Festivalspirit trifft Geister der Vergangenheit
Ein Justizskandal zum Auftakt: das Intendantenduo Sebastian Höglinger und Peter Schernhuber über die Politik der Diagonale und filmpolitsche Weichenstellungen.
In einer Woche eröffnen Sie die Diagonale mit Christian Froschs Film „Murer – Anatomie eines Prozesses“über den in Österreich vor Gericht gestellten und freigesprochenen NS-Kriegsverbrecher
Franz Murer. Der verbrachte seinen Lebensabend unbehelligt im obersteirischen Gaishorn. Sie haben nie Zweifel daran gelassen, dass Sie Film zutiefst politisch denken. Rechnen Sie mit heftigen Diskussionen?
Film funktioniert als politisches Medium in jegliche Richtung, als Propaganda und Aufklärung, manchmal sogar gleichzeitig. Das zu reflektieren ist für uns bei der Diagonale wesentlich. „Murer“ist eine enorm interessante künstlerische Arbeit, wir wollen den Film aber nicht in eine rein tagespolitische Analogie setzen.

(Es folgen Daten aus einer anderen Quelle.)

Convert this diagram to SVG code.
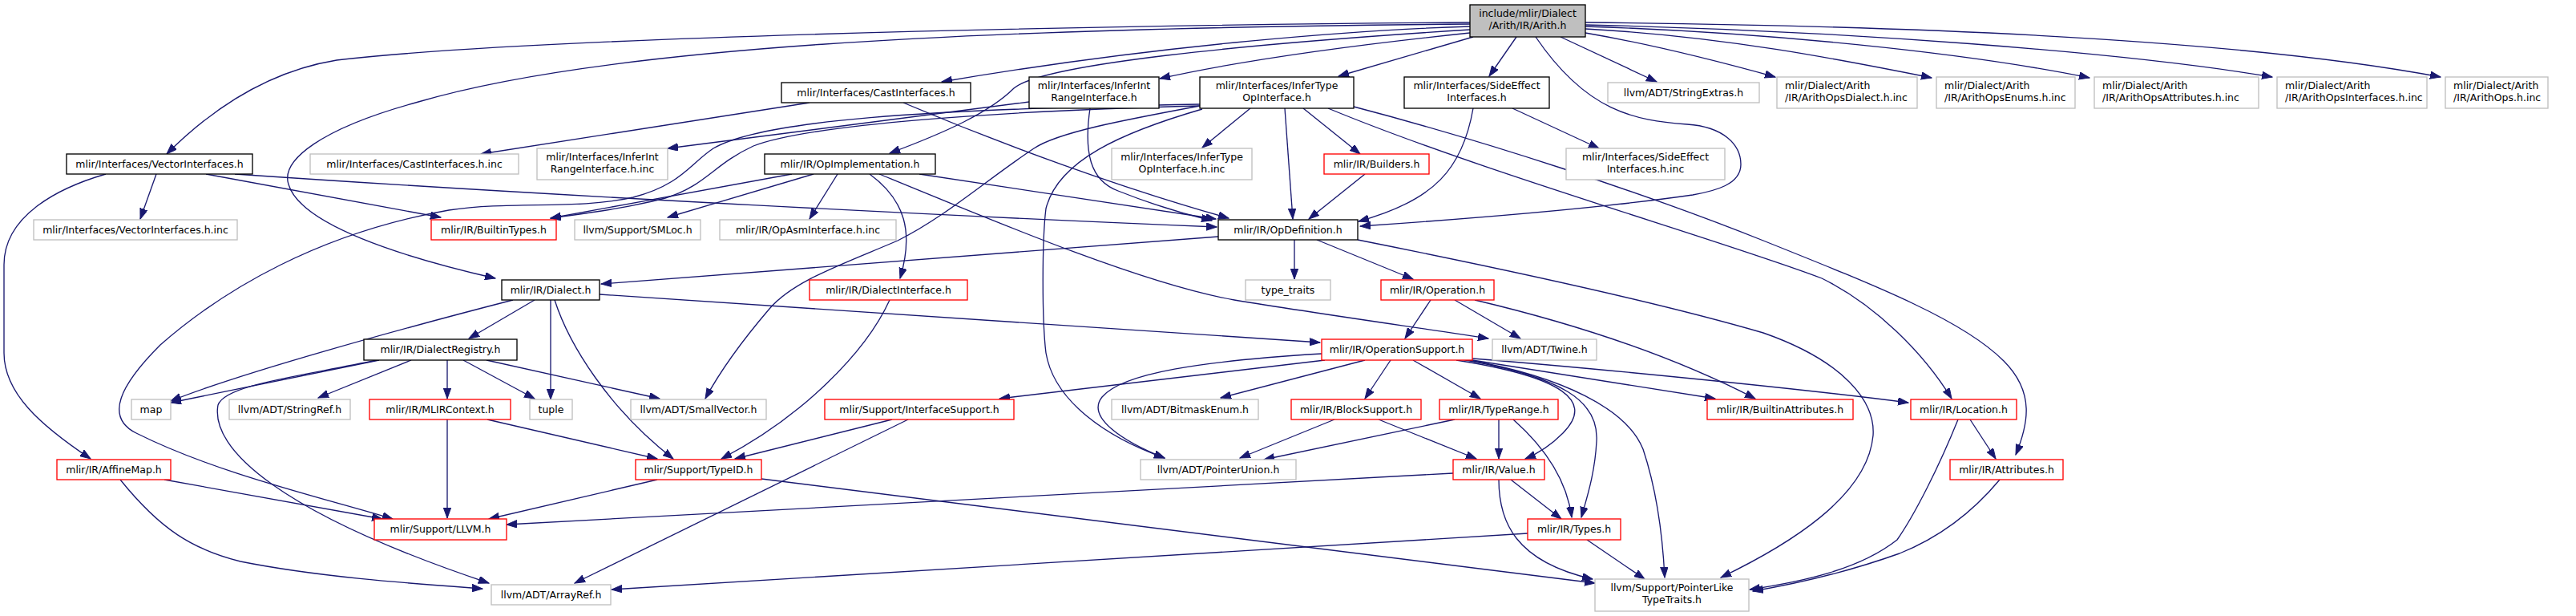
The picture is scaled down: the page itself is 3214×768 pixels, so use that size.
<svg xmlns="http://www.w3.org/2000/svg" width="3214" height="768" viewBox="0 0 3214 768">
<style>
rect{fill:#fff;stroke-width:1.33}
.k{stroke:#000}
.g{stroke:#bfbfbf}
.r{stroke:#f00}
.root{fill:#bfbfbf;stroke:#000}
text{font-family:"DejaVu Sans","Liberation Sans",sans-serif;font-size:12.5px;fill:#000;text-anchor:middle}
text.l{text-anchor:start}
#edges path{fill:none;stroke:#191970;stroke-width:1.33;marker-end:url(#a)}
</style>
<defs>
<marker id="a" markerWidth="14" markerHeight="10" refX="13" refY="4.7" orient="auto" markerUnits="userSpaceOnUse"><path d="M0,0 L13,4.7 L0,9.4 z" fill="#191970" stroke="#191970" stroke-width="1"/></marker>
</defs>
<rect x="0" y="0" width="3214" height="768" style="fill:#fff;stroke:none"/>
<g id="edges">
<path d="M1834,28 C1300,32 650,48 420,75 C340,88 270,130 208,192"/>
<path d="M1834,33 C1700,37 1450,55 1175,102"/>
<path d="M1834,37 C1550,55 1300,80 1265,110 C1235,140 1180,165 1110,191"/>
<path d="M1834,41 C1700,55 1550,75 1447,98"/>
<path d="M1838,46 L1670,95"/>
<path d="M1834,30 C1200,35 750,60 522,127 C400,160 350,200 360,230 C375,280 500,320 618,347"/>
<path d="M1892,46 L1858,95"/>
<path d="M1947,46 L2067,102"/>
<path d="M1916,46 C1980,140 2040,150 2105,155 C2150,158 2172,180 2172,205 C2172,230 2140,238 2112,243 C1980,262 1800,275 1697,282"/>
<path d="M1978,41 C2060,55 2150,78 2215,96"/>
<path d="M1978,36 C2150,45 2300,75 2410,97"/>
<path d="M1978,33 C2200,40 2450,65 2607,97"/>
<path d="M1978,31 C2300,38 2650,65 2835,96"/>
<path d="M1978,28 C2400,32 2800,50 3045,96"/>
<path d="M1560,135 L1500,184"/>
<path d="M1626,135 L1697,192"/>
<path d="M1603,135 L1613,273"/>
<path d="M1657,135 C1850,215 2150,300 2273,347 C2340,380 2400,440 2435,497"/>
<path d="M1689,133 C1850,175 2050,240 2200,300 C2350,360 2450,400 2500,450 C2540,490 2530,530 2515,567"/>
<path d="M1497,132 C1250,138 1010,155 940,182 C890,205 880,232 830,247 C780,260 730,266 687,272"/>
<path d="M1497,130 C1150,136 950,150 890,185 C860,205 850,230 790,246 C720,262 640,250 560,262 C400,290 280,360 200,430 C150,480 130,520 170,540 C270,590 400,620 490,647"/>
<path d="M1497,132 C1400,150 1320,165 1290,185 C1230,225 1180,270 1120,300 C1050,330 990,350 960,385 C930,420 900,460 880,497"/>
<path d="M1500,136 C1400,165 1320,200 1305,260 C1300,300 1300,400 1305,440 C1315,500 1380,545 1453,571"/>
<path d="M195,217 L175,273"/>
<path d="M132,217 C70,235 5,270 5,330 L5,440 C5,490 50,530 113,572"/>
<path d="M257,217 L550,271"/>
<path d="M293,217 C700,245 1200,270 1518,283"/>
<path d="M1010,128 L600,192"/>
<path d="M1127,128 C1250,180 1400,235 1533,272"/>
<path d="M1284,127 L833,185"/>
<path d="M1360,135 C1352,190 1360,225 1395,238 C1430,252 1470,265 1512,275"/>
<path d="M988,217 L687,272"/>
<path d="M1015,217 L833,271"/>
<path d="M1045,217 L1010,273"/>
<path d="M1085,217 C1130,250 1140,290 1123,347"/>
<path d="M1147,217 L1517,273"/>
<path d="M1097,217 C1250,280 1430,355 1540,374 C1650,392 1780,410 1857,422"/>
<path d="M1887,135 L1995,185"/>
<path d="M1838,135 C1825,210 1790,250 1695,276"/>
<path d="M1703,217 L1633,273"/>
<path d="M1615,299 L1615,348"/>
<path d="M1643,299 L1763,348"/>
<path d="M1520,295 L750,354"/>
<path d="M1694,299 C1900,340 2080,380 2200,415 C2300,450 2340,500 2337,543 C2330,620 2230,680 2147,720"/>
<path d="M1785,374 L1753,422"/>
<path d="M1815,374 L1897,422"/>
<path d="M1840,374 C1950,400 2080,440 2190,497"/>
<path d="M1649,441 C1500,450 1400,465 1375,495 C1355,520 1400,550 1453,571"/>
<path d="M1653,449 L1247,497"/>
<path d="M1703,449 L1523,496"/>
<path d="M1735,449 L1703,497"/>
<path d="M1763,449 L1847,497"/>
<path d="M1817,449 C1950,470 1990,500 1950,540 C1935,555 1920,565 1903,572"/>
<path d="M1823,448 C1950,470 1995,500 1992,550 C1990,590 1980,620 1973,645"/>
<path d="M1833,449 C1950,470 2030,510 2050,560 C2070,620 2075,680 2077,720"/>
<path d="M1837,449 L2140,497"/>
<path d="M1837,447 C2000,460 2250,485 2381,502"/>
<path d="M667,374 L585,422"/>
<path d="M687,374 L687,498"/>
<path d="M692,374 C710,430 760,510 840,572"/>
<path d="M640,374 C500,410 300,465 213,500"/>
<path d="M748,367 L1647,427"/>
<path d="M473,449 L213,502"/>
<path d="M470,449 C370,470 280,480 272,505 C262,560 350,640 610,727"/>
<path d="M513,449 L397,496"/>
<path d="M558,449 L558,497"/>
<path d="M578,449 L667,497"/>
<path d="M607,449 L823,497"/>
<path d="M558,523 L558,646"/>
<path d="M608,523 L820,572"/>
<path d="M205,598 L477,647"/>
<path d="M150,598 C200,660 240,685 300,700 C400,720 520,728 602,734"/>
<path d="M1110,374 C1080,440 1000,520 900,572"/>
<path d="M1113,523 L917,572"/>
<path d="M1133,523 L717,727"/>
<path d="M820,598 L610,647"/>
<path d="M950,597 L1990,727"/>
<path d="M1813,590 L632,654"/>
<path d="M1885,598 L1948,647"/>
<path d="M1870,598 C1870,650 1890,700 1987,722"/>
<path d="M1665,523 L1547,571"/>
<path d="M1720,523 L1842,572"/>
<path d="M1815,523 L1577,573"/>
<path d="M1870,523 L1870,572"/>
<path d="M1888,523 C1930,560 1955,600 1961,645"/>
<path d="M1980,673 L2052,722"/>
<path d="M1906,665 L763,735"/>
<path d="M2458,523 L2490,572"/>
<path d="M2443,523 C2420,580 2390,640 2367,673 C2320,710 2250,725 2183,735"/>
<path d="M2495,598 C2460,640 2420,670 2370,690 C2300,715 2240,728 2187,737"/>
</g>
<g id="n_root"><rect class="root" x="1834" y="6" width="144" height="40"/><text x="1906" y="21">include/mlir/Dialect</text><text x="1906" y="36">/Arith/IR/Arith.h</text></g>
<g id="n_cast"><rect class="k" x="975" y="103" width="236" height="25"/><text x="1093" y="119.5">mlir/Interfaces/CastInterfaces.h</text></g>
<g id="n_intrange"><rect class="k" x="1284" y="96" width="162" height="39"/><text x="1365" y="111">mlir/Interfaces/InferInt</text><text x="1365" y="126">RangeInterface.h</text></g>
<g id="n_infertype"><rect class="k" x="1497" y="96" width="192" height="39"/><text x="1593" y="111">mlir/Interfaces/InferType</text><text x="1593" y="126">OpInterface.h</text></g>
<g id="n_sideeffect"><rect class="k" x="1752" y="96" width="181" height="39"/><text x="1842.5" y="111">mlir/Interfaces/SideEffect</text><text x="1842.5" y="126">Interfaces.h</text></g>
<g id="n_strext"><rect class="g" x="2006" y="103" width="189" height="25"/><text x="2100.5" y="119.5">llvm/ADT/StringExtras.h</text></g>
<g id="n_opsdialect"><rect class="g" x="2217" y="96" width="175" height="39"/><text class="l" x="2227" y="111">mlir/Dialect/Arith</text><text class="l" x="2227" y="126">/IR/ArithOpsDialect.h.inc</text></g>
<g id="n_opsenums"><rect class="g" x="2416" y="96" width="173" height="39"/><text class="l" x="2426" y="111">mlir/Dialect/Arith</text><text class="l" x="2426" y="126">/IR/ArithOpsEnums.h.inc</text></g>
<g id="n_opsattr"><rect class="g" x="2613" y="96" width="205" height="39"/><text class="l" x="2623" y="111">mlir/Dialect/Arith</text><text class="l" x="2623" y="126">/IR/ArithOpsAttributes.h.inc</text></g>
<g id="n_opsiface"><rect class="g" x="2841" y="96" width="187" height="39"/><text class="l" x="2851" y="111">mlir/Dialect/Arith</text><text class="l" x="2851" y="126">/IR/ArithOpsInterfaces.h.inc</text></g>
<g id="n_ops"><rect class="g" x="3051" y="96" width="128" height="39"/><text class="l" x="3061" y="111">mlir/Dialect/Arith</text><text class="l" x="3061" y="126">/IR/ArithOps.h.inc</text></g>
<g id="n_vector"><rect class="k" x="83" y="192" width="232" height="25"/><text x="199" y="208.5">mlir/Interfaces/VectorInterfaces.h</text></g>
<g id="n_castinc"><rect class="g" x="387" y="192" width="260" height="25"/><text x="517" y="208.5">mlir/Interfaces/CastInterfaces.h.inc</text></g>
<g id="n_intrangeinc"><rect class="g" x="670" y="185" width="163" height="39"/><text x="751.5" y="200">mlir/Interfaces/InferInt</text><text x="751.5" y="215">RangeInterface.h.inc</text></g>
<g id="n_opimpl"><rect class="k" x="954" y="192" width="213" height="25"/><text x="1060.5" y="208.5">mlir/IR/OpImplementation.h</text></g>
<g id="n_infertypeinc"><rect class="g" x="1387" y="185" width="175" height="39"/><text x="1474.5" y="200">mlir/Interfaces/InferType</text><text x="1474.5" y="215">OpInterface.h.inc</text></g>
<g id="n_builders"><rect class="r" x="1652" y="192" width="131" height="25"/><text x="1717.5" y="208.5">mlir/IR/Builders.h</text></g>
<g id="n_sideeffectinc"><rect class="g" x="1954" y="185" width="198" height="39"/><text x="2053" y="200">mlir/Interfaces/SideEffect</text><text x="2053" y="215">Interfaces.h.inc</text></g>
<g id="n_vectorinc"><rect class="g" x="42" y="274" width="254" height="25"/><text x="169" y="290.5">mlir/Interfaces/VectorInterfaces.h.inc</text></g>
<g id="n_builtintypes"><rect class="r" x="538" y="274" width="156" height="25"/><text x="616" y="290.5">mlir/IR/BuiltinTypes.h</text></g>
<g id="n_smloc"><rect class="g" x="717" y="274" width="157" height="25"/><text x="795.5" y="290.5">llvm/Support/SMLoc.h</text></g>
<g id="n_opasm"><rect class="g" x="898" y="274" width="220" height="25"/><text x="1008" y="290.5">mlir/IR/OpAsmInterface.h.inc</text></g>
<g id="n_opdef"><rect class="k" x="1520" y="274" width="174" height="25"/><text x="1607" y="290.5">mlir/IR/OpDefinition.h</text></g>
<g id="n_dialect"><rect class="k" x="626" y="349" width="122" height="25"/><text x="687" y="365.5">mlir/IR/Dialect.h</text></g>
<g id="n_dialectiface"><rect class="r" x="1010" y="349" width="197" height="25"/><text x="1108.5" y="365.5">mlir/IR/DialectInterface.h</text></g>
<g id="n_typetraits"><rect class="g" x="1554" y="349" width="106" height="25"/><text x="1607" y="365.5">type_traits</text></g>
<g id="n_operation"><rect class="r" x="1723" y="349" width="141" height="25"/><text x="1793.5" y="365.5">mlir/IR/Operation.h</text></g>
<g id="n_registry"><rect class="k" x="454" y="423" width="191" height="26"/><text x="549.5" y="440">mlir/IR/DialectRegistry.h</text></g>
<g id="n_opsupport"><rect class="r" x="1649" y="423" width="188" height="26"/><text x="1743" y="440">mlir/IR/OperationSupport.h</text></g>
<g id="n_twine"><rect class="g" x="1862" y="423" width="130" height="26"/><text x="1927" y="440">llvm/ADT/Twine.h</text></g>
<g id="n_map"><rect class="g" x="164" y="498" width="49" height="25"/><text x="188.5" y="514.5">map</text></g>
<g id="n_stringref"><rect class="g" x="286" y="498" width="151" height="25"/><text x="361.5" y="514.5">llvm/ADT/StringRef.h</text></g>
<g id="n_mlircontext"><rect class="r" x="461" y="498" width="176" height="25"/><text x="549" y="514.5">mlir/IR/MLIRContext.h</text></g>
<g id="n_tuple"><rect class="g" x="661" y="498" width="53" height="25"/><text x="687.5" y="514.5">tuple</text></g>
<g id="n_smallvector"><rect class="g" x="787" y="498" width="169" height="25"/><text x="871.5" y="514.5">llvm/ADT/SmallVector.h</text></g>
<g id="n_ifacesupport"><rect class="r" x="1029" y="498" width="236" height="25"/><text x="1147" y="514.5">mlir/Support/InterfaceSupport.h</text></g>
<g id="n_bitmask"><rect class="g" x="1387" y="498" width="183" height="25"/><text x="1478.5" y="514.5">llvm/ADT/BitmaskEnum.h</text></g>
<g id="n_blocksupport"><rect class="r" x="1611" y="498" width="162" height="25"/><text x="1692" y="514.5">mlir/IR/BlockSupport.h</text></g>
<g id="n_typerange"><rect class="r" x="1796" y="498" width="148" height="25"/><text x="1870" y="514.5">mlir/IR/TypeRange.h</text></g>
<g id="n_builtinattr"><rect class="r" x="2130" y="498" width="182" height="25"/><text x="2221" y="514.5">mlir/IR/BuiltinAttributes.h</text></g>
<g id="n_location"><rect class="r" x="2384" y="498" width="132" height="25"/><text x="2450" y="514.5">mlir/IR/Location.h</text></g>
<g id="n_affinemap"><rect class="r" x="71" y="573" width="142" height="25"/><text x="142" y="589.5">mlir/IR/AffineMap.h</text></g>
<g id="n_typeid"><rect class="r" x="793" y="573" width="157" height="25"/><text x="871.5" y="589.5">mlir/Support/TypeID.h</text></g>
<g id="n_ptrunion"><rect class="g" x="1423" y="573" width="194" height="25"/><text x="1520" y="589.5">llvm/ADT/PointerUnion.h</text></g>
<g id="n_value"><rect class="r" x="1813" y="573" width="114" height="25"/><text x="1870" y="589.5">mlir/IR/Value.h</text></g>
<g id="n_attributes"><rect class="r" x="2433" y="573" width="141" height="25"/><text x="2503.5" y="589.5">mlir/IR/Attributes.h</text></g>
<g id="n_llvm"><rect class="r" x="467" y="647" width="165" height="26"/><text x="549.5" y="664">mlir/Support/LLVM.h</text></g>
<g id="n_types"><rect class="r" x="1906" y="647" width="116" height="26"/><text x="1964" y="664">mlir/IR/Types.h</text></g>
<g id="n_arrayref"><rect class="g" x="613" y="729" width="149" height="25"/><text x="687.5" y="745.5">llvm/ADT/ArrayRef.h</text></g>
<g id="n_ptrlike"><rect class="g" x="1990" y="722" width="192" height="40"/><text x="2086" y="737">llvm/Support/PointerLike</text><text x="2086" y="752">TypeTraits.h</text></g>
</svg>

Das wäre schwammig und ungenau. Gerade angesichts der aktuellen Regierungskonstellation, die viele kritisch sehen, ist es wichtig, präzise zu sein und keine grobschlächtigen Parallelen zu ziehen. Aber es geht uns mit der Diagonale schon um eine Befragung der österreichischen Kultur im Umgang mit der Vergangenheit, im Umgang mit den nationalen Narrativen. Gerade im heurigen Gedenkjahr.
Wäre der Film schon vor einem Jahr fertig gewesen, hätte man ihn im Festivalkontext anders gelesen als jetzt. Wir hätten ihn aber aus denselben Beweggründen gebracht: weil uns der Regisseur Christian Frosch interessiert und die formale Machart spannend ist. Die Thematik ist für uns nicht notgedrungen an die aktuelle Situation in Österreich angedockt.
Wie waren denn die ersten Reaktionen auf diese Filmwahl?
Inhaltlich gab es viel positives Feedback und Interesse. Spannend werden die Reaktionen auf die künstlerische Umsetzung sein. Und spannend wird, welche Konsequenzen aus dem Film gezogen werden. Es ist mit dem aufklärerischen Anspruch in so einem Fall ja nicht getan – was danach passiert, wird also interessant.
Heuer wird es mehr Dokumentarfilme geben als zuletzt . . .
Das ergibt sich aus den Produktionszyklen. 2017 war die Diagonale ungewöhnlich spielfilmstark, das macht sich im Folgejahr bemerkbar. Aber wir haben nicht nur Dokumentarfilme im Programm, sondern auch irrsinnig tolle Spielfilme mit Debüts, die überraschen werden. Und die Diagonale ist in Wirklichkeit ja sehr, sehr kurz. Man muss irrsinnig viel Programm in diese wenigen Tage packen. Da sind wir am Limit – sowohl im Hinblick auf die sehr erfreulichen Besucherzahlen der letzten zwei Jahre als auch auf den Umfang der Produktionen, die wir zeigen können.
Sie könnten ja verlängern?
Das wird seit Langem diskutiert. Auf der einen Seite sind wir finanziell an unseren Grenzen. Unser Budget liegt bei 1,3 Millionen Euro, es sieht nicht so aus, als würde es wachsen. Andererseits tut die Kürze dem Festivalspirit gut.
Was sagen Sie zu den filmpolitischen Plänen des neuen Kulturministers Gernot Blümel?
Im Regierungsprogramm werden wichtige Themen angesprochen, wie ein Preservation Center für das filmische Erbe oder die Neuausrichtung der Filmförderung.